I recalled once where I inadvertently deleted all my emails from my inbox and you know what?  Nothing bad happened.  The people who needed something from me simply re-emailed or (or, [gasp!] called me).

Things I Have Tried
To help, here are some actions we took related to email overload that I and my team have tried over the years to varied success:

  1. We tried “no email” mornings where the management team agreed that between 8:30 am and 11:30 am, we were not going to send each other emails.
  2. We introduced a mechanism with subject line pre-fixes that provided information on the content of that email without you having to open it.  For example:
    1. “AR” means “Action is required of you”
    2. “PF” means “Print and File”
    3. “NRN” means “No response necessary”
    4. “FYI” means, well, “NRN”, but “NRN” was a strong suggestion NOT to respond
  3. We had an email etiquette class to remind people how and when to write emails.

All of these provided a modicum of relief, but because we could not control what others did relate to the email we were still inundated.

Suggestions
So to wrap up this short article, here are some suggestions and guidelines that I think you ought to strongly consider:

  1. Peel off people from emails that are not key or are not expected to provide input.  There have been countless times in endless email “chains” where I’m CC’d and dragged along in the wake of the conversation.  Some parts of the conversation are just “yep” or one sentence that continues to pull me along like a minnow in a paper eddy.  Just drop people off, especially executives from the To: and CC:.
  2. If you’re CC’d – avoid the temptation to respond.  Technically, as a cc:’d recipient, the intent should be to advise you rather than gather your feedback.
  3. Keep your emails very short.  No more than one paragraph.  Writing long emails simply forces people to speed read and skip potentially vital content.  Tighten and re-tighten the language.  Less is more, more or less.
  4. Do not send inflammatory emails.  Emails, like regrets, are forever.  And you don’t want to leave evidence of your unstable personality for all to read at some future performance review session.
  5. As a corollary to the previous item, if you do find the need to send a strong email, don’t send it and instead save it for an hour (or a day if possible).  Read it again at that time and you may find that a) things have changed and thus there is no need for your email, b) things have changed for the better and your email now seems silly, c) you really should not have sent that email at all, d) you don’t really care about the topic as much as you really thought at the time.  Ambivalence is a strong and often rewarding emotion.
  6. Immediately unsubscribe from junk emails.  Hit the “Junk” and then the “Block” buttons on your toolbar on spam emails.
  7. Setup rules by the recipient to move emails from less important people (or informational emails) to a separate folder — that you probably then will never visit.  Then set up rules that periodically empty out these folders.
  8. Before sending any email, pick up the phone and call the person.  You may get your answer right away.  [Note: the worst is when someone emails you and then picks up the phone to discuss the email they just sent you.  “Justifiable homicide” comes to mind.]
  9. Proofread your emails.  So many times I have received emails that appeared to be written by someone who didn’t understand verb tense, punctuation, correct forms of possessiveness, oh, the English language, etc.

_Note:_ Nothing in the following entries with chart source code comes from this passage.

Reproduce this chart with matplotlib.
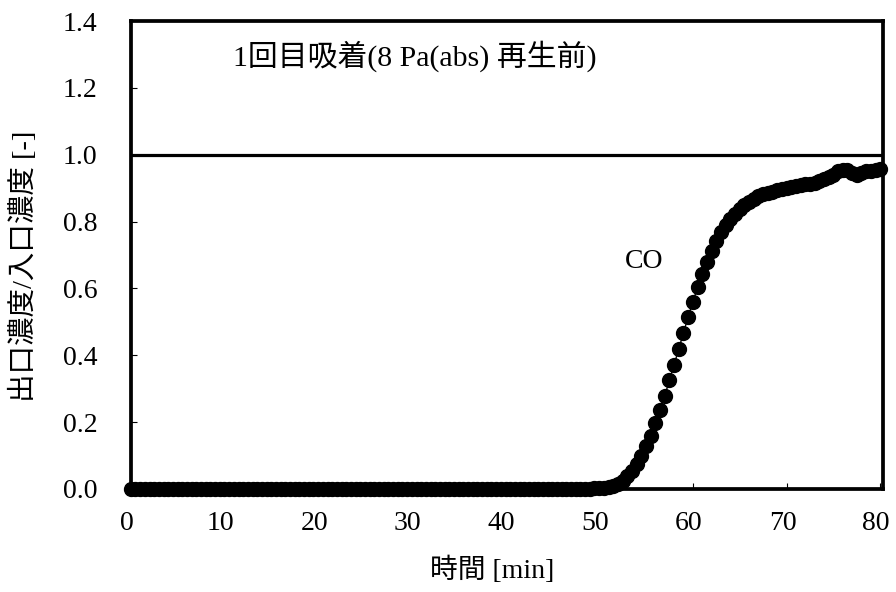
import matplotlib
matplotlib.use("Agg")
import matplotlib.pyplot as plt
import matplotlib.transforms as mtransforms

plt.rcParams['font.family'] = ['Liberation Serif', 'Noto Sans CJK JP']

# time [min], sampled every 0.5 min from 0 to 80
time_min = [i * 0.5 for i in range(161)]
# outlet/inlet concentration ratio (zeros until ~48 min)
ratio_zero = [0.0] * 96  # 0.0 .. 47.5 min
ratio_rise = [
    0.0, 0.001, 0.001, 0.002, 0.003, 0.004, 0.006, 0.010, 0.016, 0.025,
    0.038, 0.055, 0.076, 0.100, 0.128, 0.160, 0.196, 0.236, 0.279, 0.325,
    0.372, 0.420, 0.468, 0.515, 0.560, 0.603, 0.644, 0.680, 0.713, 0.743,
    0.768, 0.790, 0.808, 0.824, 0.838, 0.849, 0.858, 0.867, 0.876, 0.882,
    0.885, 0.889, 0.893, 0.897, 0.900, 0.904, 0.906, 0.909, 0.911, 0.912,
    0.915, 0.921, 0.928, 0.932, 0.940, 0.950, 0.955, 0.953, 0.945, 0.940,
    0.944, 0.950, 0.952, 0.955, 0.958,
]
co_ratio = ratio_zero + ratio_rise

x_ticks = [0, 10, 20, 30, 40, 50, 60, 70, 80]
y_ticks = [0.0, 0.2, 0.4, 0.6, 0.8, 1.0, 1.2, 1.4]
y_tick_labels = ['0.0', '0.2', '0.4', '0.6', '0.8', '1.0', '1.2', '1.4']

title_text = '1回目吸着(8 Pa(abs) 再生前)'
series_label = 'CO'
x_label = '時間 [min]'
y_label = '出口濃度/入口濃度 [-]'

fig = plt.figure(figsize=(8.96, 5.92), dpi=100)
ax = fig.add_axes([0.146, 0.174, 0.8395, 0.7905])

ax.plot(time_min, co_ratio, color='black', lw=1.0, marker='o',
        markersize=10, markerfacecolor='black', markeredgecolor='black',
        clip_on=False, zorder=3)
ax.axhline(1.0, color='black', lw=2.3, zorder=2)

ax.set_xlim(0, 80.3)
ax.set_ylim(0, 1.4)
ax.set_xticks(x_ticks)
ax.set_yticks(y_ticks)
ax.set_yticklabels(y_tick_labels)
ax.tick_params(direction='in', length=4, width=0.8, labelsize=20,
               top=False, right=False)
ax.tick_params(axis='x', pad=16)
ax.tick_params(axis='y', pad=24)
for s in ax.spines.values():
    s.set_linewidth(2.7)

shift = mtransforms.ScaledTranslation(-4 / 100, 0, fig.dpi_scale_trans)
for lab in ax.get_xticklabels():
    lab.set_transform(lab.get_transform() + shift)

ax.text(10.9, 1.295, title_text, fontsize=21.5, ha='left', va='center')
ax.text(54.8, 0.68, series_label, fontsize=20, ha='center', va='center')

ax.set_xlabel(x_label, fontsize=20)
ax.set_ylabel(y_label, fontsize=20.5)
ax.xaxis.set_label_coords(0.481, -0.145)
ax.yaxis.set_label_coords(-0.1237, 0.4765)

fig.savefig('out.png', dpi=100)
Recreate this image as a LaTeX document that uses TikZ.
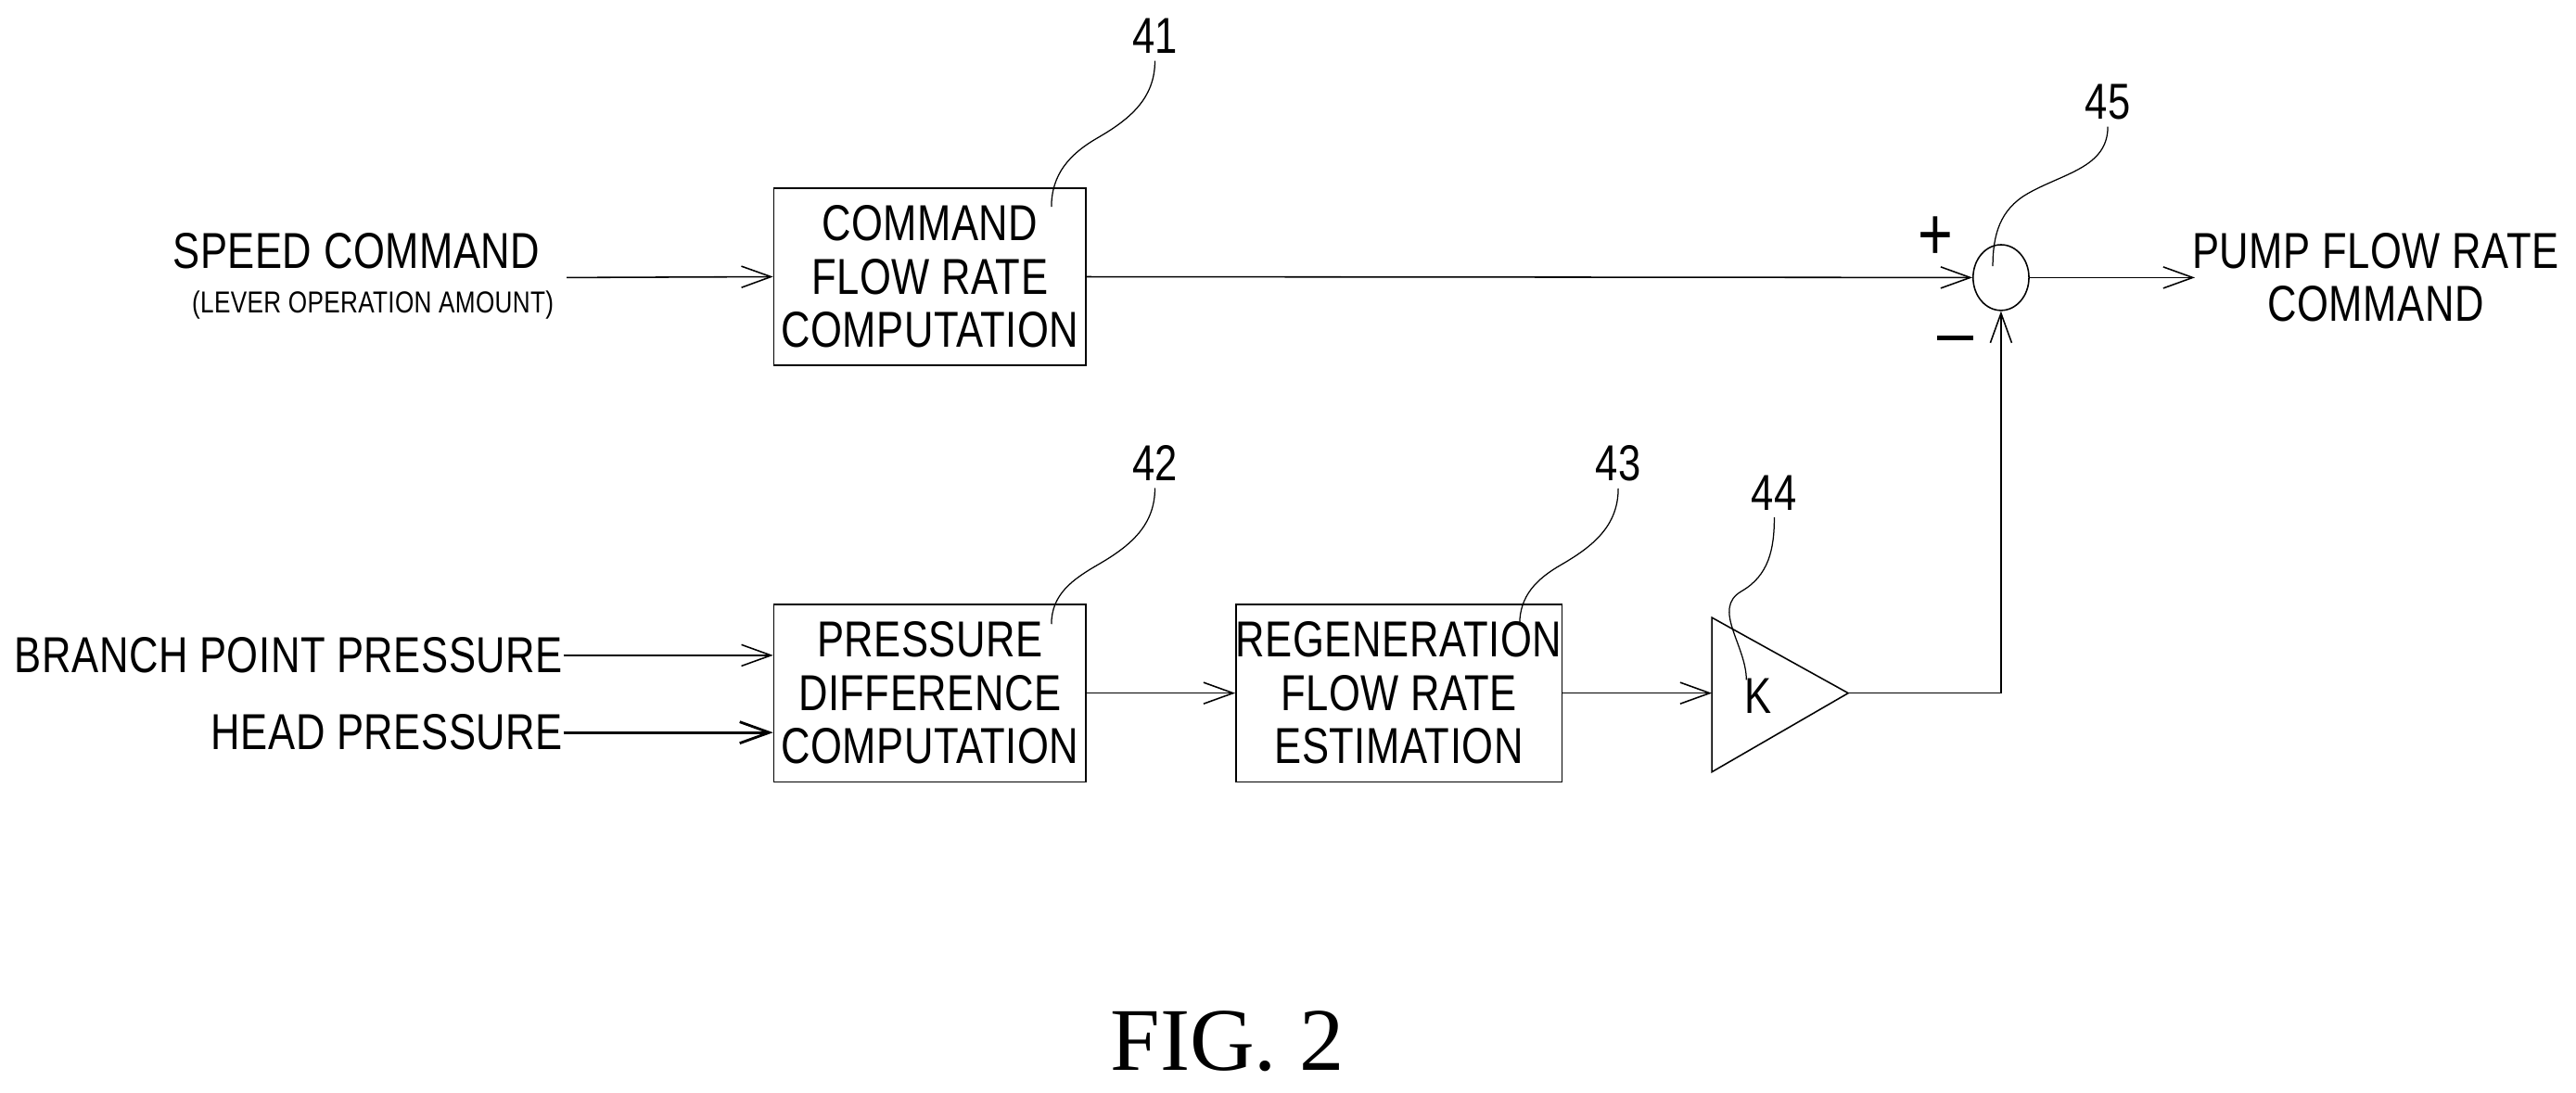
\documentclass[tikz,border=0pt]{standalone}
\usepackage{fontspec}
\setmainfont{Liberation Sans}[FakeStretch=0.8, LetterSpace=1]
\newfontfamily\figfont{Liberation Serif}
\usetikzlibrary{arrows.meta, shapes.geometric}
\tikzset{
    blk/.style={draw, minimum width=3.8cm, minimum height=2.16cm, align=center,
        font=\fontsize{17.5}{18.5}\selectfont, inner sep=0pt},
    lbl/.style={font=\fontsize{17.5}{18.5}\selectfont, inner sep=0pt, align=center},
    sig/.style={-{Straight Barb[length=3.6mm,width=2.6mm]}},
    lead/.style={thin},
}
\begin{document}
\begin{tikzpicture}[x=0.02cm, y=-0.02cm, line width=0.5pt]
    \useasboundingbox (0, 0) rectangle (1568, 665);
    % blocks
    \node[blk] (cmd) at (566, 168.5) {COMMAND\\FLOW RATE\\COMPUTATION};
    \node[blk] (pdiff) at (566, 422) {PRESSURE\\DIFFERENCE\\COMPUTATION};
    \node[blk, minimum width=3.86cm] (regen) at (851.5, 422) {REGENERATION\\FLOW RATE\\ESTIMATION};
    \draw (1042, 376) -- (1125, 422) -- (1042, 470) -- cycle;
    \coordinate (kin) at (1042, 422);
    \coordinate (kout) at (1125, 422);
    \node[lbl] (k) at (1070, 424) {K};
    \node[draw, ellipse, minimum width=0.68cm, minimum height=0.8cm, inner sep=0pt] (sum) at (1218, 169) {};
    \coordinate (corner) at (1218, 422);
    % inputs and outputs
    \node[lbl] (speed) at (217, 153) {SPEED COMMAND};
    \node[lbl, font=\fontsize{10.5}{12}\selectfont] (lever) at (227, 186) {(LEVER OPERATION AMOUNT)};
    \coordinate (speedin) at (345, 169);
    \node[lbl, anchor=east] (branch) at (343, 399) {BRANCH POINT PRESSURE};
    \node[lbl, anchor=east] (head) at (343, 446) {HEAD PRESSURE};
    \node[lbl] (pump) at (1446, 169) {PUMP FLOW RATE\\COMMAND};
    \coordinate (pumpin) at (1336, 169);
    \node[lbl, font=\fontsize{26}{26}\selectfont] (plus) at (1178, 145) {+};
    \node[fill, minimum width=0.44cm, minimum height=1.6pt, inner sep=0pt] (minus) at (1190, 206) {};
    % connectors
    \draw[sig] (speedin) -- (cmd.west);
    \draw[sig] (cmd.east) -- (sum.west);
    \draw[sig] (sum.east) -- (pumpin);
    \draw[sig] (branch.east) -- (pdiff.west |- branch.east);
    \draw[sig, line width=0.9pt] (head.east) -- (pdiff.west |- head.east);
    \draw[sig] (pdiff.east) -- (regen.west);
    \draw[sig] (regen.east) -- (kin);
    \draw[sig] (kout) -- (corner) -- (sum.south);
    % reference numerals
    \node[lbl] (n41) at (703, 22) {41};
    \node[lbl] (n42) at (703, 282) {42};
    \node[lbl] (n43) at (985, 282) {43};
    \node[lbl] (n44) at (1080, 300) {44};
    \node[lbl] (n45) at (1283, 62) {45};
    \draw[lead] (n41.south) ++(0, 4) to[out=-90, in=30] (668, 84) to[out=210, in=90] (640, 126);
    \draw[lead] (n42.south) ++(0, 4) to[out=-90, in=30] (668, 344) to[out=210, in=90] (640, 380);
    \draw[lead] (n43.south) ++(0, 4) to[out=-90, in=30] (950, 344) to[out=210, in=90] (925, 380);
    \draw[lead] (n44.south) ++(0, 4) to[out=-90, in=30] (1060, 360) to[out=210, in=90] (1063, 414);
    \draw[lead] (n45.south) ++(0, 4) to[out=-90, in=30] (1234, 118) to[out=210, in=90] (1213, 162);
    \node[font=\figfont\fontsize{31}{32}\selectfont] (fig) at (747, 634) {FIG. 2};
\end{tikzpicture}
\end{document}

What have you done to help assuage the tidal wave of emails?  Email me and let me know:  willrwills@gmail.com.

Update 7/20 –

  1. The inclusion of the email address at the end was an attempt at irony.  My thanks to the readers who said “hey, you know that you included your email address, right?”  Yes, I do.
  2. Another annoying thing was suggested by a reader.  Let’s call him Peter.  That would be:

Having a long email chain forwarded to you simply with “FYI”, forcing you to read the entire chain – and then finding out you were already on the TO: or CC: anyway!  Ugh!!